- Data:
— Begin —

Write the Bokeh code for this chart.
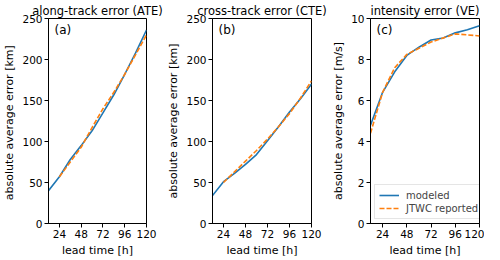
from bokeh.plotting import figure
from bokeh.layouts import row
from bokeh.models import Range1d, FixedTicker, Label, Legend, LegendItem
from bokeh.embed import file_html
from bokeh.resources import INLINE

lead = [12, 24, 36, 48, 60, 72, 84, 96, 108, 120]
lead_jtwc_track = [24, 36, 48, 60, 72, 84, 96, 108, 120]

ate_model = [40, 57, 78, 95, 113, 135, 157, 182, 208, 236]
ate_jtwc = [57, 75, 93, 117, 140, 160, 182, 206, 230]

cte_model = [34, 51, 61, 72, 84, 101, 118, 136, 152, 170]
cte_jtwc = [50, 63, 76, 89, 103, 118, 134, 153, 174]

ve_model = [4.8, 6.4, 7.4, 8.2, 8.6, 8.95, 9.05, 9.3, 9.45, 9.65]
ve_jtwc = [4.4, 6.4, 7.6, 8.25, 8.55, 8.85, 9.05, 9.25, 9.2, 9.15]

x_ticks = [24, 48, 72, 96, 120]
km_ticks = [0, 50, 100, 150, 200, 250]
ms_ticks = [0, 2, 4, 6, 8, 10]

BLUE = "#1f77b4"
ORANGE = "#ff7f0e"
FONT = "DejaVu Sans"
FH = 205


def make_panel(title, letter, ylabel, yend, yticks, xm, ym, xj, yj,
               w, bl, br, legend=False):
    p = figure(width=w, frame_height=FH,
               x_range=Range1d(12, 120), y_range=Range1d(0, yend),
               output_backend="svg", toolbar_location=None,
               min_border_left=bl, min_border_right=br,
               min_border_top=11, min_border_bottom=0)
    p.title.text = title
    p.title.align = "center"
    p.title.text_font = FONT
    p.title.text_font_size = "11.5px"
    p.title.text_font_style = "normal"
    p.title.text_color = "black"
    p.title.standoff = 2
    p.title.offset = 0
    p.grid.visible = False
    p.outline_line_color = "black"
    p.outline_line_alpha = 1
    p.outline_line_width = 1
    p.background_fill_color = "white"
    p.border_fill_color = "white"
    for ax in (p.xaxis[0], p.yaxis[0]):
        ax.axis_line_color = "black"
        ax.major_tick_line_color = "black"
        ax.major_tick_out = 4
        ax.major_tick_in = 0
        ax.minor_tick_line_color = None
        ax.major_label_text_font = FONT
        ax.major_label_text_font_size = "10.5px"
        ax.major_label_text_color = "black"
        ax.axis_label_text_font = FONT
        ax.axis_label_text_font_size = "11px"
        ax.axis_label_text_font_style = "normal"
        ax.axis_label_text_color = "black"
        ax.major_label_standoff = 2
        ax.axis_label_standoff = 3
    p.xaxis.ticker = FixedTicker(ticks=x_ticks)
    p.yaxis.ticker = FixedTicker(ticks=yticks)
    p.xaxis.axis_label = "lead time [h]"
    p.yaxis.axis_label = ylabel

    r1 = p.line(xm, ym, line_color=BLUE, line_width=1.6)
    r2 = p.line(xj, yj, line_color=ORANGE, line_width=1.6, line_dash="5 2")

    p.add_layout(Label(x=6, y=FH - 4, x_units="screen", y_units="screen",
                       text=letter, text_font=FONT, text_font_size="12px",
                       text_baseline="top", text_color="black"))
    if legend:
        leg = Legend(items=[LegendItem(label="modeled", renderers=[r1]),
                            LegendItem(label="JTWC reported", renderers=[r2])],
                     location="bottom_left")
        leg.label_text_font = FONT
        leg.label_text_font_size = "10px"
        leg.label_height = 12
        leg.glyph_height = 12
        leg.glyph_width = 20
        leg.label_standoff = 7
        leg.spacing = 1
        leg.padding = 4
        leg.margin = 4
        leg.border_line_color = "#cccccc"
        leg.border_line_width = 1
        leg.background_fill_alpha = 0.8
        p.add_layout(leg, "center")
    return p


pa = make_panel("along-track error (ATE)", "(a)", "absolute average error  [km]",
                250, km_ticks, lead, ate_model, lead_jtwc_track, ate_jtwc,
                164, 35, 18)
pb = make_panel("cross-track error (CTE)", "(b)", "absolute average error [km]",
                250, km_ticks, lead, cte_model, lead_jtwc_track, cte_jtwc,
                165, 36, 18)
pc = make_panel("intensity error (VE)", "(c)", "absolute average error [m/s]",
                10, ms_ticks, lead, ve_model, lead, ve_jtwc,
                155, 36, 5, legend=True)

layout = row(pa, pb, pc)
open("out.html", "w").write(file_html(layout, INLINE))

— End —

- Goal:
Pictures are excluded: retype only the lines from the beginning of the listing above through the line with "9.25, 9.2, 9.15]", both included.

- Answer to this problem:
Write the Bokeh code for this chart.
from bokeh.plotting import figure
from bokeh.layouts import row
from bokeh.models import Range1d, FixedTicker, Label, Legend, LegendItem
from bokeh.embed import file_html
from bokeh.resources import INLINE

lead = [12, 24, 36, 48, 60, 72, 84, 96, 108, 120]
lead_jtwc_track = [24, 36, 48, 60, 72, 84, 96, 108, 120]

ate_model = [40, 57, 78, 95, 113, 135, 157, 182, 208, 236]
ate_jtwc = [57, 75, 93, 117, 140, 160, 182, 206, 230]

cte_model = [34, 51, 61, 72, 84, 101, 118, 136, 152, 170]
cte_jtwc = [50, 63, 76, 89, 103, 118, 134, 153, 174]

ve_model = [4.8, 6.4, 7.4, 8.2, 8.6, 8.95, 9.05, 9.3, 9.45, 9.65]
ve_jtwc = [4.4, 6.4, 7.6, 8.25, 8.55, 8.85, 9.05, 9.25, 9.2, 9.15]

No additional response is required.